There remains limited data supporting the efficacy of dietary therapy in adults with Crohn’s disease (CD). This was a pilot study of the McMaster Elimination diet for CD (MED-CD), which excludes several potentially detrimental ingredients commonly found in the Western diet.

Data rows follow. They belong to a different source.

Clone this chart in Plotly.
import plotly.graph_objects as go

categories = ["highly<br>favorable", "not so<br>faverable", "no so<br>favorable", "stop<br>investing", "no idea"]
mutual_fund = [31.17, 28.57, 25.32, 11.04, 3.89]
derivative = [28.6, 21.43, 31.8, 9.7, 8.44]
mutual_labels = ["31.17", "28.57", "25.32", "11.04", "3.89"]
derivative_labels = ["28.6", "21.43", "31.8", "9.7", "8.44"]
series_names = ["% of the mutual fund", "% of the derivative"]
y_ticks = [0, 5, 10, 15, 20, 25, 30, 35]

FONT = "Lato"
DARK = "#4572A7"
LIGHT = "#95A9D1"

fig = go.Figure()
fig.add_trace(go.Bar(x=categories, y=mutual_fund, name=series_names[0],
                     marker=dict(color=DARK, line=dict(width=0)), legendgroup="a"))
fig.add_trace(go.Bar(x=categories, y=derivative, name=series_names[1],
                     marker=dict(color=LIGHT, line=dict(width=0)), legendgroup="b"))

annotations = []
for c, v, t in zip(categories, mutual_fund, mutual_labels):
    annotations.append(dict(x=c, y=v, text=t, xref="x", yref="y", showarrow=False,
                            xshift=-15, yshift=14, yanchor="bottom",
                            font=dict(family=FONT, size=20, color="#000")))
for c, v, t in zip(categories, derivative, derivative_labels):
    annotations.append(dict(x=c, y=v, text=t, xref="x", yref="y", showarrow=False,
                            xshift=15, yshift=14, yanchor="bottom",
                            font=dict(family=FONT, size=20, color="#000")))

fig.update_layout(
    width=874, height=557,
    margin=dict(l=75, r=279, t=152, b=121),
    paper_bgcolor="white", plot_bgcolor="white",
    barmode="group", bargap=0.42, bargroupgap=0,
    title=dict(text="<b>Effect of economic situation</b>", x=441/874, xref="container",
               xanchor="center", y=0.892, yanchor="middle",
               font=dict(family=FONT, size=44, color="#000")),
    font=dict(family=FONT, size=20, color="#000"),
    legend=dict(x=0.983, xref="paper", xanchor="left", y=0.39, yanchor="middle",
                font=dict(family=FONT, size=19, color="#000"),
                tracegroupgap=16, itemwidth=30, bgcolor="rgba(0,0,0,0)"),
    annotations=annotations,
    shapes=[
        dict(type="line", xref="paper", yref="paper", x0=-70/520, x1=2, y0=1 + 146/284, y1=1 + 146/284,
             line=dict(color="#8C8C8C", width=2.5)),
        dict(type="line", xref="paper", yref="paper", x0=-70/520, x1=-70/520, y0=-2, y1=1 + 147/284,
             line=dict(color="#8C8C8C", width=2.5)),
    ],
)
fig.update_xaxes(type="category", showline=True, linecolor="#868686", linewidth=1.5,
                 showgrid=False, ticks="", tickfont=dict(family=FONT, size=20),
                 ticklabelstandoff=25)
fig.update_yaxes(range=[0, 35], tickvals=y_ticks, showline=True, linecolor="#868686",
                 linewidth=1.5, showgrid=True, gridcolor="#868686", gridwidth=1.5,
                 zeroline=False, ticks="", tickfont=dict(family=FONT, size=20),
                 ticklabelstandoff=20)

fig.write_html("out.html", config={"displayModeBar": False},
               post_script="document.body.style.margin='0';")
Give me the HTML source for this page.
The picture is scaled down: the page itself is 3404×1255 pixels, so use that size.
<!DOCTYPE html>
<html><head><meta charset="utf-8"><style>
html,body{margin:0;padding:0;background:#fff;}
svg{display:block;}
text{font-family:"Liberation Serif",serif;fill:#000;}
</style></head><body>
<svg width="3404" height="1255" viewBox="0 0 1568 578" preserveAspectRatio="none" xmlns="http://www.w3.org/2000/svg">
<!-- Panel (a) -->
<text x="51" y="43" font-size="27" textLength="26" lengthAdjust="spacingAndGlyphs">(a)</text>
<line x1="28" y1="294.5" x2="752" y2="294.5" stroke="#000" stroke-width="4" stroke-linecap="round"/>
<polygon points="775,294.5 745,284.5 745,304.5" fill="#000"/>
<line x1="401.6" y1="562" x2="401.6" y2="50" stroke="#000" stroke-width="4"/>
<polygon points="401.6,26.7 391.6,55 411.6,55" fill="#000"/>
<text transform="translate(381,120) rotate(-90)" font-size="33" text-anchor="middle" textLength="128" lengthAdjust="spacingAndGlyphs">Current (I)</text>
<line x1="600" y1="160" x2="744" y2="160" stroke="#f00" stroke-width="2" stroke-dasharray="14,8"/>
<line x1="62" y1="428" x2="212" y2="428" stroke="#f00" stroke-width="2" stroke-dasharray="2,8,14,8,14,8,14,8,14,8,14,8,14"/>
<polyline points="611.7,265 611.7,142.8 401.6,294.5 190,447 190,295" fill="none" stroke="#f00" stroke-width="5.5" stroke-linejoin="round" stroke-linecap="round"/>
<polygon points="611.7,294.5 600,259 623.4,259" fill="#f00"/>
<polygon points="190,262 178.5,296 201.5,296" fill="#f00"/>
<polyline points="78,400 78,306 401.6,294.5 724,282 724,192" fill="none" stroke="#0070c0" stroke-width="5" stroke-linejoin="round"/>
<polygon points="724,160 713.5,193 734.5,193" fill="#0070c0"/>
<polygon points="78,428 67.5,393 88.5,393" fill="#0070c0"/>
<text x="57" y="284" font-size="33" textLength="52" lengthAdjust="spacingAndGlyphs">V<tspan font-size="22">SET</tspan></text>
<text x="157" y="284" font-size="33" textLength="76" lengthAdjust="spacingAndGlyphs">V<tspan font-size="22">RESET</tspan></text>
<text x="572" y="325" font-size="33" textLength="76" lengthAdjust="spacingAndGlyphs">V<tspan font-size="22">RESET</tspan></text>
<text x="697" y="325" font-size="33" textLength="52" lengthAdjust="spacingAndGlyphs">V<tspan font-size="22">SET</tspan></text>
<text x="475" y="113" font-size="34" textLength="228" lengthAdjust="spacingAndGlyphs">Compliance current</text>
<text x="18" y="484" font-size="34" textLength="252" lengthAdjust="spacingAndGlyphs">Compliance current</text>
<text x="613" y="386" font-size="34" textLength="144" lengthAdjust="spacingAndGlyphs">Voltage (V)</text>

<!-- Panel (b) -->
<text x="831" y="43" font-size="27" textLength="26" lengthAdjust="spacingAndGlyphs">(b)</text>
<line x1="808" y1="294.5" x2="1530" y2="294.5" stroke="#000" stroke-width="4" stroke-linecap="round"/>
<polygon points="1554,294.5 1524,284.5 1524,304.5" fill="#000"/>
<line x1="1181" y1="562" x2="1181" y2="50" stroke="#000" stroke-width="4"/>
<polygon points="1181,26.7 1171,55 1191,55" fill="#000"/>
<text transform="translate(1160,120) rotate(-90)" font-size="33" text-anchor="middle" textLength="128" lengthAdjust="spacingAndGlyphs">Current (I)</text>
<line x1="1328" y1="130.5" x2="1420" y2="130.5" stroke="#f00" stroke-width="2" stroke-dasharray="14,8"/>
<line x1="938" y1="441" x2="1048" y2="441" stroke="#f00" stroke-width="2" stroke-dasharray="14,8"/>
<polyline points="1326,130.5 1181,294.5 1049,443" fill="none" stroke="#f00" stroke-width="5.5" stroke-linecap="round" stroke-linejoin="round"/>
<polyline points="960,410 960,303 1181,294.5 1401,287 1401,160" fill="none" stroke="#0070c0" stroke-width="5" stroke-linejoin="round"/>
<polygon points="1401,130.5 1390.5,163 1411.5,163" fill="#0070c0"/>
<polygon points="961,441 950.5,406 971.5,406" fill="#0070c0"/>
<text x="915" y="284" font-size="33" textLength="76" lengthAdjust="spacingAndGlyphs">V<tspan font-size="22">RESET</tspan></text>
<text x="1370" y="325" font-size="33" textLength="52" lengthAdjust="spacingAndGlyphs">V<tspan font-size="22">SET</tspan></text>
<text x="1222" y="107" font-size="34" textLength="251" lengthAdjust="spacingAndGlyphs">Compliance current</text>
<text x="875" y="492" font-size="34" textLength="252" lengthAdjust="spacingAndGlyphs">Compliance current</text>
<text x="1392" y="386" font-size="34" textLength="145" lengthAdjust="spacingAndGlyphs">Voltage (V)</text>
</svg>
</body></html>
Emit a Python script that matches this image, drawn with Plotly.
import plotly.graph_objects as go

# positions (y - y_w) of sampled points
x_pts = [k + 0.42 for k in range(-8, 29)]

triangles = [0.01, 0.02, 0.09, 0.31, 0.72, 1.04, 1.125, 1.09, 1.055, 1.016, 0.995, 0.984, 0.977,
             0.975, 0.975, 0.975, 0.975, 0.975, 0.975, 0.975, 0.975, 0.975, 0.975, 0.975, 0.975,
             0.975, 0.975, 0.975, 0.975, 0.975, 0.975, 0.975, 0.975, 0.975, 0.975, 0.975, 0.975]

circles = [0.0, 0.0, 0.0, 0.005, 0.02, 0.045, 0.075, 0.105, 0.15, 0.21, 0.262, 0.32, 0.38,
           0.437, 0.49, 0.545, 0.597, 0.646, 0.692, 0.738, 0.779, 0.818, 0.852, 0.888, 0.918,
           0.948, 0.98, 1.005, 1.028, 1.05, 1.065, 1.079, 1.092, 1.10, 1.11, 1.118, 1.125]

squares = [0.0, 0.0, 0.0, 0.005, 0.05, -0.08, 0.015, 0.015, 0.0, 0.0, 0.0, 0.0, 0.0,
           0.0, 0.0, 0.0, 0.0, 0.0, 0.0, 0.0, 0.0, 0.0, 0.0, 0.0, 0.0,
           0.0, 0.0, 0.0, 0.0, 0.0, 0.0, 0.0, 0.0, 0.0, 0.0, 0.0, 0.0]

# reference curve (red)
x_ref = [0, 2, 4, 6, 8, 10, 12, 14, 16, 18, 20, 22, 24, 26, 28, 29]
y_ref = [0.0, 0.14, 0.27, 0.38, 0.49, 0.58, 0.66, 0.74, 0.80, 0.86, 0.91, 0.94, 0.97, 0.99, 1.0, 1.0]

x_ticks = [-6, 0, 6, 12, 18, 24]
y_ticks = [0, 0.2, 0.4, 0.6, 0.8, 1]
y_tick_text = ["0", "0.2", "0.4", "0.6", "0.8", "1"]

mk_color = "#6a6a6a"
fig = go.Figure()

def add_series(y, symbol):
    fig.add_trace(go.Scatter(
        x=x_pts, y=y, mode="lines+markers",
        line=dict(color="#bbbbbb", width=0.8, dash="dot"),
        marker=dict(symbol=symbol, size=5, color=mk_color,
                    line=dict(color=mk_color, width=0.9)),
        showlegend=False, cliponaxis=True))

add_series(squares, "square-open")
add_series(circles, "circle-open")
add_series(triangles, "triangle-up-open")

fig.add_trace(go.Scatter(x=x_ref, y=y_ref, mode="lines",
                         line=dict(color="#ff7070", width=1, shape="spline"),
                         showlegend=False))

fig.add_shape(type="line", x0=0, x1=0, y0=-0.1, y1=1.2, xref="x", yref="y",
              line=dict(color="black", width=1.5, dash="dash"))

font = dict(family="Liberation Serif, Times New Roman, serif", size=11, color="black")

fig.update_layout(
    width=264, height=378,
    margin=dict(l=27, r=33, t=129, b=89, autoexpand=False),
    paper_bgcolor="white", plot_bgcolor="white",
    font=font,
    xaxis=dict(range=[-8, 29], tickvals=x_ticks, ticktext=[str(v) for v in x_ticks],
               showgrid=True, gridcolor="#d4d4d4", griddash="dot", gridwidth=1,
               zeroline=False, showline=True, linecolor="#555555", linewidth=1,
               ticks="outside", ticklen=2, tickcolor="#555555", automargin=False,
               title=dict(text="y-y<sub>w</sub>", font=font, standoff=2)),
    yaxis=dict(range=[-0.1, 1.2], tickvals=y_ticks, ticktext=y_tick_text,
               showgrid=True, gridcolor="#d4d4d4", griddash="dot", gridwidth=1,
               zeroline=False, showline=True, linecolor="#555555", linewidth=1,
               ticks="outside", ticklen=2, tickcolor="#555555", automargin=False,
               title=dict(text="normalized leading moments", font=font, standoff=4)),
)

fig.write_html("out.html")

Prospective study in adults with mild-moderately active CD [Harvey–Bradshaw Index (HBI) scores 5–16] and endoscopic disease activity of >7 (or ≥4 for isolated ileal disease) as measured by the Simple Endoscopic Score for Crohn’s disease (SES-CD). Patients were treated for 2 weeks using oral enteral nutrition (EN). Those with symptomatic improvement (HBI score reduction ≥2) were transitioned to the MED-CD for 12 weeks. Outcomes of interest included satisfactory adherence (≥20 on the modified medical adherence report scale-5 questionnaire), clinical remission (CR) (HBI ≤4), clinical response (HBI reduction ≥3), endoscopic response (SES-CD reduction ≥50%), and endoscopic remission (ER) (SES-CD <3).
A total of 17 patients were treated with 2 weeks of EN. Of these, 13 were deemed responders and treated with 12 weeks of MED-CD. Satisfactory adherence was reported among 11/13 (84.6%) at week 6 and 8/12 (67%) at week 14. Of the 13 patients who responded to EN by week 2, 5 (38.5%) had attained CR at week 2 and maintained CR until week 14 using MED-CD. Endoscopic response was observed in 6 (46.2%) participants and ER was seen in 2 (15.4%).
Two weeks of oral EN followed by 12 weeks of the MED-CD was acceptable by most adult patients who enroled in this study.